Directions: Please output exactly the lines of the material from the first through the line containing "import * as d3 from 'd3';", and nothing more.
[Start]
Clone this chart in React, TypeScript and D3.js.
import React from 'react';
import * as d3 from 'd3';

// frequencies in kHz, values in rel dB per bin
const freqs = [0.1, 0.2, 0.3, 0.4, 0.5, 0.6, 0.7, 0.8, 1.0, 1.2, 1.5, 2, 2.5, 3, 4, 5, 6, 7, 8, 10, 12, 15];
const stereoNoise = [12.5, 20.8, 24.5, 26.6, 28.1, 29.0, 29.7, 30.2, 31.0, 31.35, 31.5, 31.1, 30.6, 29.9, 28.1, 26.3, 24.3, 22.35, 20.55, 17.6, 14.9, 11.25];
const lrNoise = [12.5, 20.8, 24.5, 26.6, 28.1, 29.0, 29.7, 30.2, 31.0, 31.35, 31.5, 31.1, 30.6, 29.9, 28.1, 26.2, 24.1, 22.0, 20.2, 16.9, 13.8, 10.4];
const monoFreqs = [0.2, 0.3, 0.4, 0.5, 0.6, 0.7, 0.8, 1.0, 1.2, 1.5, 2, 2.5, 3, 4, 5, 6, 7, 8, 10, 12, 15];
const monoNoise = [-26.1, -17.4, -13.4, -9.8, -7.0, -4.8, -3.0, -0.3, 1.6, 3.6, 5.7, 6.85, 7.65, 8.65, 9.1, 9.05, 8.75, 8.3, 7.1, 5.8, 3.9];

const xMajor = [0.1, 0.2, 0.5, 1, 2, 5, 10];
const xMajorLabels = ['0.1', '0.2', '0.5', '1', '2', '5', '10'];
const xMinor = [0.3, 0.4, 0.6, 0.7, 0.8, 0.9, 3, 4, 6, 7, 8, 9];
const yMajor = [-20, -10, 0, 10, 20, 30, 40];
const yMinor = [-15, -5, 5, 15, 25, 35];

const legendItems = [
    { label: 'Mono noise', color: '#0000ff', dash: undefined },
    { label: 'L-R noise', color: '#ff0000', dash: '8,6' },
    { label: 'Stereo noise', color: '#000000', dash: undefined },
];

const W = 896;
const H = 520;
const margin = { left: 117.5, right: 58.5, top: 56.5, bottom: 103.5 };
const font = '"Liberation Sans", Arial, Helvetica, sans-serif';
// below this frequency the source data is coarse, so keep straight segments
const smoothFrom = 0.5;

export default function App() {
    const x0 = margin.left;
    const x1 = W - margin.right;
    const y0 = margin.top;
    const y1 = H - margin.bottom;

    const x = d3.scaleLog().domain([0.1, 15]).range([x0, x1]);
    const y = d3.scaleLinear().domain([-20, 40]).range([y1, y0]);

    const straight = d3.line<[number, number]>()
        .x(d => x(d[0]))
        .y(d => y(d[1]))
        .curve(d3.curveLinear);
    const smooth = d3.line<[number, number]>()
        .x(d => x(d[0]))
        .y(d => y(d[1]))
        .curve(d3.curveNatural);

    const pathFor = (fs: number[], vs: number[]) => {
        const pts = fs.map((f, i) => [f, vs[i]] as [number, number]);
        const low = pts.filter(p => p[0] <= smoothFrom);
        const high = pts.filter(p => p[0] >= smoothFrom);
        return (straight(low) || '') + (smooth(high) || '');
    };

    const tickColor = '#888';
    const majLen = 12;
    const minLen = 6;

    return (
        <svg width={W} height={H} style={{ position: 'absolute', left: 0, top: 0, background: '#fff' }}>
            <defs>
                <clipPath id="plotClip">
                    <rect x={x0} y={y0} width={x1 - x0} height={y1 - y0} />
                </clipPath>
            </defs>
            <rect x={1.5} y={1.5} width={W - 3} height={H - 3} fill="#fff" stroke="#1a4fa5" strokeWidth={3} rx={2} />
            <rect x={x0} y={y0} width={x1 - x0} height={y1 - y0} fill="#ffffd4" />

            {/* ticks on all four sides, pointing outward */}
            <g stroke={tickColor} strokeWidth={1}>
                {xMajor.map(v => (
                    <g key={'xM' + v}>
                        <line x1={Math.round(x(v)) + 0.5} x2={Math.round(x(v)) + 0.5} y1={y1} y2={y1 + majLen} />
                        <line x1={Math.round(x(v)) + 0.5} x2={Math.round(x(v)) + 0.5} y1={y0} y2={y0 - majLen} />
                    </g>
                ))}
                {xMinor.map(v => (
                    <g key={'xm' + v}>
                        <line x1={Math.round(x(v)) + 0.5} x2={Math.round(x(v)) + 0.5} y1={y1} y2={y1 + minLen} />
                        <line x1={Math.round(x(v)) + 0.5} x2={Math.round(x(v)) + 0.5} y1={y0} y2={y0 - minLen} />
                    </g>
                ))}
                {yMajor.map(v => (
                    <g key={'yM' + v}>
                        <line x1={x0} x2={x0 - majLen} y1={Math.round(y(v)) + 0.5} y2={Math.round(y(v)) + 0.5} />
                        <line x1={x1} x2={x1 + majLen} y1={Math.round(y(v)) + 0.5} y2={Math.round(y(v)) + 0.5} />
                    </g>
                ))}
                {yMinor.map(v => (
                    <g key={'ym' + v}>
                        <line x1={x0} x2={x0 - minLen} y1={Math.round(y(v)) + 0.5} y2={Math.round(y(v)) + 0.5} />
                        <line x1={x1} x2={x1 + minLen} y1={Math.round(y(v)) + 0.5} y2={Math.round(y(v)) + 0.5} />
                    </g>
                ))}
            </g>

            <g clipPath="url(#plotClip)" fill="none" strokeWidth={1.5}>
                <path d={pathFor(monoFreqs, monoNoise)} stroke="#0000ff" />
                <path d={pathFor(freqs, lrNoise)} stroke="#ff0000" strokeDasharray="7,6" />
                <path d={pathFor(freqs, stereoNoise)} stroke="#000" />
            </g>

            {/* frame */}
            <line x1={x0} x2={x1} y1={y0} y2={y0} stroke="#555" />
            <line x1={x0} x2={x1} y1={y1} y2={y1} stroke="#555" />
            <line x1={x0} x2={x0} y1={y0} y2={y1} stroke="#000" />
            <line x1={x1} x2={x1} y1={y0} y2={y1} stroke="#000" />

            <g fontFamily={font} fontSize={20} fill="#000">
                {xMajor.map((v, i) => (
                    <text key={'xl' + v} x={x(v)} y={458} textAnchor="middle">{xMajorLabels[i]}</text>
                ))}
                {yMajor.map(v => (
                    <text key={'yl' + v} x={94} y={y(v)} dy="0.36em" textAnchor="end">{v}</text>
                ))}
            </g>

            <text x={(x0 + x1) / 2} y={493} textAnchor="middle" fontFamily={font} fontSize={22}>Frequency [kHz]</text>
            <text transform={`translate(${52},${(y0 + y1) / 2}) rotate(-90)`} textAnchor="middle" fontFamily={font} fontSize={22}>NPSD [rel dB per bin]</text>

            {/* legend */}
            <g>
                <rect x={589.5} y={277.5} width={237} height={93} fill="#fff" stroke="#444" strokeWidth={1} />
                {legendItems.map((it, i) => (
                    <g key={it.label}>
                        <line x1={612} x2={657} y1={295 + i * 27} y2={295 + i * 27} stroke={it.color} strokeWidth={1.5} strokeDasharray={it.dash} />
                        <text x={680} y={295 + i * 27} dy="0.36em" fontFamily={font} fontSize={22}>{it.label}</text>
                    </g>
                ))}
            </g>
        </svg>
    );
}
[End]
Exercise answer:
Clone this chart in React, TypeScript and D3.js.
import React from 'react';
import * as d3 from 'd3';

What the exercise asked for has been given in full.